Jeudi 2 juin, Jean-Paul Sempé, qui anime avec Guy Dutirou l'atelier vignes et vins du Clan centre socio-culturel, répète avec conviction, une fois encore : ce qui est important, c'est « l'œil, le nez, la bouche et l'histoire ». Cette fois, c'est le vin jaune du Jura, dont traite notre animateur. Il commence d'ailleurs par un peu de géographie pour situer le vignoble et son terroir.
Un vin d'une grande finesse
Alléchée par les explications de Jean-Paul, l'assistance, réduite mais enthousiaste, boit ses paroles en attendant de déguster le vin jaune. Celui-ci révèle une ressemblance avec le jerez (ou xérès), ce qui est logique, car les processus de vinification sont voisins. Pour les amateurs les plus éclairés, le vin jaune révèle des arômes de noix, noisette, amande, pain grillé, miel, cannelle, vanille, caramel, pain d'épices, céleri, curry etc. Selon notre animateur, il met en valeur le fromage de comté.
Géographie
Le vignoble pousse sur le versant occidental du fossé bressan sur des sols marneux recouverts d'éboulis calcaires et d'un peu d'argile. Un terrain qui conserve bien l'humidité. Humidité dont a besoin le cépage unique du vin jaune, le savagnin. L'altitude du terrain va de 250 à 400 m et les pentes sont fortes (de 10 à 40%). Le climat, à tendance océanique subit une influence continentale qui donne de fortes amplitudes de température. Les précipitations sont élevées : de 1 000 à 1 200 mm. Important : l'automne est sec et ventilé.
Histoire
L'histoire du vin dans le Jura remonte aux Celtes. Quant au vin jaune, il vieillit obligatoirement dans des fûts de chêne pendant 6 ans et 3 mois. On raconte qu'au XIIIe siècle, le duc de Bourgogne Philippe Le Hardi faisait des cadeaux de vin jaune à toutes les cours d'Europe. Au XIXe siècle, les Britanniques étaient très amateurs de vin jaune. Mais ils se sont plaints à Napoléon III de l'irrégularité dans la qualité. Le savant Louis Pasteur a essayé de chauffer le vin, pour s'apercevoir que cela n'avait pas d'effet. Cependant, des règles d'hygiène ont été écrites pour améliorer le processus de vinification.
Vinification
La production de cet « or du Jura » est faible : 1 500 hl/an, à raison de 35 à 40 hl/ha. Les grappes de savagnin sont vendangées tardivement. Après la fermentation malolactique (1), le moût est mis dans des fûts de chêne usagés, sans débourbage (clarification) ni sulfitage. La part des anges (2) n'est pas compensée. Ainsi se forme un voile de levures qui interdit l'acidification. Il est ensuite mis en bouteilles dans un flacon très spécifique, le clavelin, d'une contenance de 62 cl. Certains expliquent cette contenance particulière par le fait que l'évaporation durant l'élevage ôte 38 cl par litre de vin. D'autres citent de vieilles mesures, la demi-pinte et le chauveau (un quart de pinte).
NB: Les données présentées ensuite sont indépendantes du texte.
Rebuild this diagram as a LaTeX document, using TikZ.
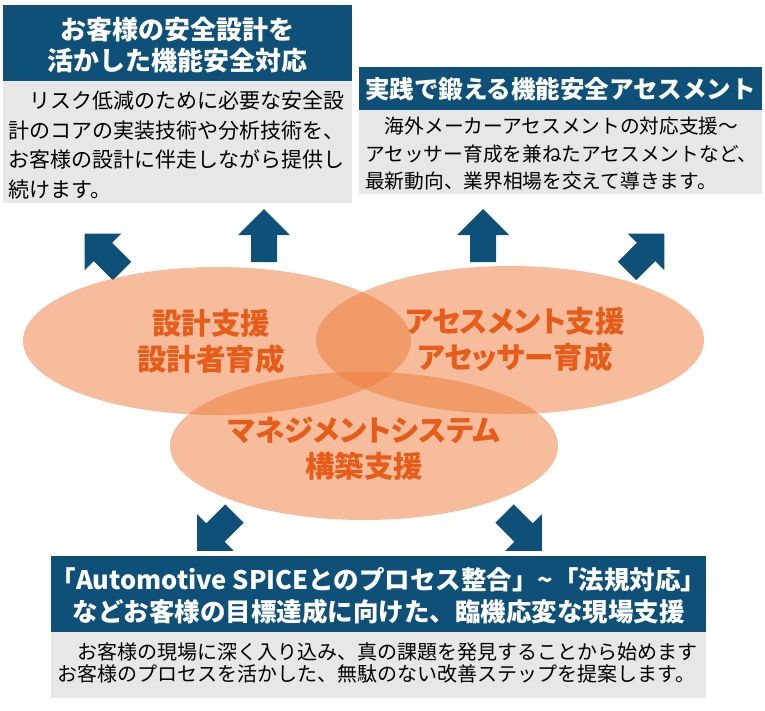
\documentclass[tikz,border=0pt]{standalone}
\usepackage{fontspec}
\setmainfont{Noto Sans CJK JP}
\newfontfamily\jpprop{Noto Sans CJK JP}[RawFeature=+palt]
\usetikzlibrary{shapes.geometric}
\definecolor{navy}{RGB}{14,80,120}
\definecolor{panel}{RGB}{231,231,231}
\definecolor{peach}{RGB}{237,122,56}
\definecolor{rust}{RGB}{230,92,24}
\tikzset{
  headbar/.style={fill=navy, inner sep=0pt, outer sep=0pt, anchor=north west},
  panelbox/.style={fill=panel, inner sep=0pt, outer sep=0pt, anchor=north west},
  headtext/.style={text=white, align=center, inner sep=0pt},
  bodytext/.style={text=black, align=left, anchor=west, inner sep=0pt},
  blob/.style={ellipse, fill=peach, fill opacity=0.5, inner sep=0pt,
    minimum width=388pt, minimum height=148pt},
  blobtext/.style={text=rust, align=center, inner sep=0pt,
    font=\jpprop\bfseries\fontsize{29.5}{36}\selectfont}
}
% block arrow: base x, base y, angle
\newcommand\blockarrow[3]{%
  \fill[navy, shift={(#1,#2)}, rotate=#3]
    (-13,0) -- (13,0) -- (13,-27) -- (26,-27) -- (0,-53) -- (-26,-27) -- (-13,-27) -- cycle;}
\begin{document}
\begin{tikzpicture}[x=1pt,y=-1pt]
\useasboundingbox (0,0) rectangle (765,710);
%
\node[headbar, minimum width=349pt, minimum height=76pt] (designhead) at (3,5) {};
\node[panelbox, minimum width=349pt, minimum height=122pt] (designpanel) at (3,81) {};
\node[headtext, font=\bfseries\fontsize{26}{31}\selectfont] (designtitle) at (177.5,45)
  {お客様の安全設計を\\活かした機能安全対応};
\node[bodytext, font=\fontsize{21}{29.5}\selectfont] (designtxt) at (8,145)
  {　リスク低減のために必要な安全設\\計のコアの実装技術や分析技術を、\\お客様の設計に伴走しながら提供し\\続けます。};
%
\node[headbar, minimum width=403pt, minimum height=43pt] (assesshead) at (359,67) {};
\node[panelbox, minimum width=403pt, minimum height=84pt] (assesspanel) at (359,110) {};
\node[headtext, font=\bfseries\fontsize{24.5}{30}\selectfont] (assesstitle) at (560.5,89)
  {実践で鍛える機能安全アセスメント};
\node[bodytext, font=\fontsize{19.7}{27.5}\selectfont] (assesstxt) at (365,154)
  {　海外メーカーアセスメントの対応支援～\\アセッサー育成を兼ねたアセスメントなど、\\最新動向、業界相場を交えて導きます。};
%
\blockarrow{122}{271}{45}
\blockarrow{264}{262}{0}
\blockarrow{483}{262}{0}
\blockarrow{627}{271}{-45}
%
\node[blob] (design) at (217,341) {};
\node[blob] (assess) at (510,340) {};
\node[blob] (mgmt) at (364,446) {};
\node[blobtext] (designlbl) at (211,342) {設計支援\\設計者育成};
\node[blobtext] (assesslbl) at (515,340) {アセスメント支援\\アセッサー育成};
\node[blobtext] (mgmtlbl) at (364,449) {マネジメントシステム\\構築支援};
%
\blockarrow{234.5}{513.5}{135}
\blockarrow{504.5}{513.5}{-135}
%
\node[headbar, minimum width=655pt, minimum height=76pt] (fieldhead) at (51,556) {};
\node[panelbox, minimum width=655pt, minimum height=66pt] (fieldpanel) at (51,632) {};
\node[headtext, font=\bfseries\fontsize{25.5}{32}\selectfont] (fieldtitle) at (378.5,596)
  {「Automotive SPICEとのプロセス整合」\textasciitilde「法規対応」\\などお客様の目標達成に向けた、臨機応変な現場支援};
\node[bodytext, font=\fontsize{20}{22.5}\selectfont] (fieldtxt) at (57,663)
  {　お客様の現場に深く入り込み、真の課題を発見することから始めます\\お客様のプロセスを活かした、無駄のない改善ステップを提案します。};
\end{tikzpicture}
\end{document}
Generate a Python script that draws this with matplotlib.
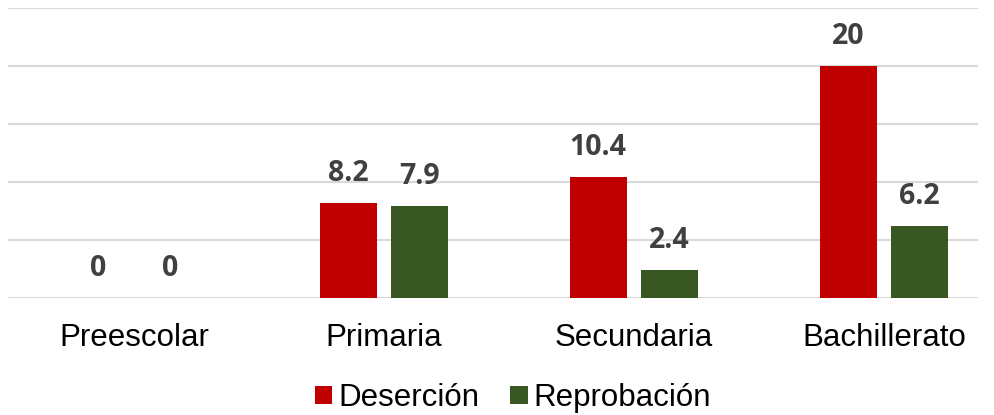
import numpy as np
import matplotlib.pyplot as plt

categorias = ["Preescolar", "Primaria", "Secundaria", "Bachillerato"]
desercion = [0, 8.2, 10.4, 20]
reprobacion = [0, 7.9, 2.4, 6.2]
etiquetas_des = ["0", "8.2", "10.4", "20"]
etiquetas_rep = ["0", "7.9", "2.4", "6.2"]

rojo = "#C00000"
verde = "#385723"

fig = plt.figure(figsize=(9.95, 4.15), dpi=100)
ax = fig.add_axes([8/995, (415-298)/415, 970/995, 290/415])

x = np.arange(len(categorias))
w = 0.228
off = 0.143
b1 = ax.bar(x - off, desercion, w, color=rojo, label="Deserción", zorder=3)
b2 = ax.bar(x + off, reprobacion, w, color=verde, label="Reprobación", zorder=3)

for barras, etq in ((b1, etiquetas_des), (b2, etiquetas_rep)):
    for b, t in zip(barras, etq):
        ax.annotate(t, (b.get_x() + b.get_width()/2, b.get_height()),
                    xytext=(0, 11), textcoords="offset points",
                    ha="center", va="bottom", fontsize=20.5, fontweight="bold",
                    color="#404040", family="Open Sans")

ax.set_ylim(0, 25)
ax.set_xlim(-0.504, 3.376)
ax.set_yticks([0, 5, 10, 15, 20, 25])
ax.set_yticklabels([])
ax.tick_params(axis="y", length=0)
ax.tick_params(axis="x", length=0, pad=18)
ax.set_xticks(x)
ax.set_xticklabels(categorias, fontsize=22.5, family="Liberation Sans")
ax.grid(axis="y", color="#d9d9d9", linewidth=1.5, zorder=0)
for s in ax.spines.values():
    s.set_visible(False)

leg = fig.legend(loc="center", bbox_to_anchor=(513/995, 1 - 398/415), ncol=2,
                 frameon=False, prop={"family": "Liberation Sans", "size": 22.5},
                 handlelength=0.55, handleheight=0.55, handletextpad=0.2,
                 columnspacing=1.0)

fig.savefig("out.png", dpi=100)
Le savagnin est originaire du Tyrol et il est de la famille traminers, avec des traces de petit manseng (3).
D'autres vins du Jura sont célèbres, à juste titre : le vin de paille (dont les raisins sont séchés sur des claies) et le macvin (vin de liqueur).
(1) Transformation de l'acide malique en acide lactique par l'intermédiaire de bactéries anaérobies appelées bactéries lactiques. (2) Partie qui s'évapore pendant le vieillissement en fut. (3) En Alsace, il prend le nom de klevener et une mutation aromatique a donné le gewürztraminer.